Hace justo un año escribía por aquí que recuerdo más bien poco de lo que jugué en los noventa a Final Fantasy VII, pero hay algo que no se me olvida: la escalera del reactor de Mako abandonado y la figura de Sephirot coronándola, una escena mítica que siempre identifico por ser de las últimas que vi antes de abandonarlo. En estos días, buscando potenciar la magia tras la reinvención de Hamaguchi y Nomura, reviso vídeos en YouTube después de cada sesión a los mandos para comparar cómo era el título original y en qué se diferencia del actual. Y un aspecto destaca sobre todos los demás después de visionar varios gameplays y walkthroughs, por encima del evidente apartado técnico o el nuevo sistema de combate: era sustancialmente más corto.

«Cada puente al final
seguirá aquí tras nuestra partida.»

Puentes (Vetusta Morla, 2024)

Los desarrolladores de Final Fantasy VII Rebirth (Square Enix, 2024) parecen haber tomado nota de todas las quejas que recibió su primera entrega y, con la excusa de completar los informes sobre la geografía, la fauna y la historia de las distintas regiones de Gaia por petición de Chadley, el niño androide, han transformado la propuesta pasillera que conectaba las ciudades y lugares emblemáticos en una serie de grandes escenarios —o mini mundos abiertos si se prefiere— cargados de actividades opcionales con las que entretenerse varias horas antes de retomar la historia principal. 

Estas nuevas zonas de exploración pueden recordar en una primera toma de contacto a las dos últimas entregas de The Legend of Zelda, por culpa de la fanfarria que precede a la activación de las torres de comunicaciones o por la nueva tarea de las paradas de chocobos (¿ese adorno vegetal en el trasero de los minichocobos no será de un kolog, verdad?). Sin embargo, en la práctica es evidente que sus creadores se han ido años atrás para fijar su referente de sandbox: la saga Assassin’s Creed. La geografía de Final Fantasy VII Rebirth no busca transmitir la sensación de descubrimiento del título de Nintendo, más orgánico y natural, sino erigirse como un gran contenedor de minijuegos y abrazar el aspecto puramente lúdico.

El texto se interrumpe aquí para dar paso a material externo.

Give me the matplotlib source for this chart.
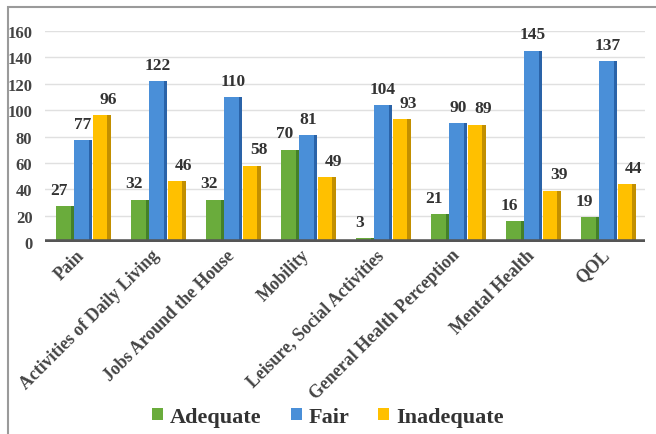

Ojo, a su manera, podría acercarse a Hyrule si evitamos decididamente sus atalayas con antenas y nos dedicamos a vagabundear por el entorno, pero es evidente que desde Square Enix quieren presentar la experiencia como un tránsito ágil y directo a lomos de nuestras monturas emplumadas, donde el paseo es parte pero, a diferencia de la aventura de Link, no es protagonista. No se encuentra por ende un mimo o esfuerzo en la presentación o desarrollo del viaje hasta las diferentes tareas, del que sólo se espera que realicemos hasta los puntos señalados para hacer algo: un par de minutos de batalla contra bestias, un microjuego de ritmo de no más de cuatro pulsaciones, o secciones de sigilo sonrojantemente básicas… 

¿Merecen la pena las recompensas de este ramillete de encargos? Algunos son bastante útiles, como las que dan acceso a enfrentamientos de menor dificultad contra las invocaciones, mientras que otras huelen a relleno que tira para atrás, pero son tan breves y quedan tan a mano las unas de las otras, que no suponen un sobreesfuerzo en nuestra andadura (y al completista que todas y todos llevamos dentro le costará dejarse uno sin tachar en la lista de la compra).

Aunque los hitos de su geografía no se presenten con un gusto especialmente destacable, impresiona ver según qué postales mientras se va de aquí para allá en Final Fantasy VII Rebirth, un juego que quiere entretener sobre todas las cosas, y dispone para tal fin kilómetros de praderas y montañas, los mismos que existen entre lo que vimos en la primera entrega y esta secuela. Ciertamente lo ha conseguido en sus primeras veinte hora, pero queda por ver si lo simplista de la propuesta sucumbe a la pereza, y acaba restando más que sumando a un conjunto que —adelanto de cara a publicaciones futuras— se tambalea a poco que se distancia del puro fanservice.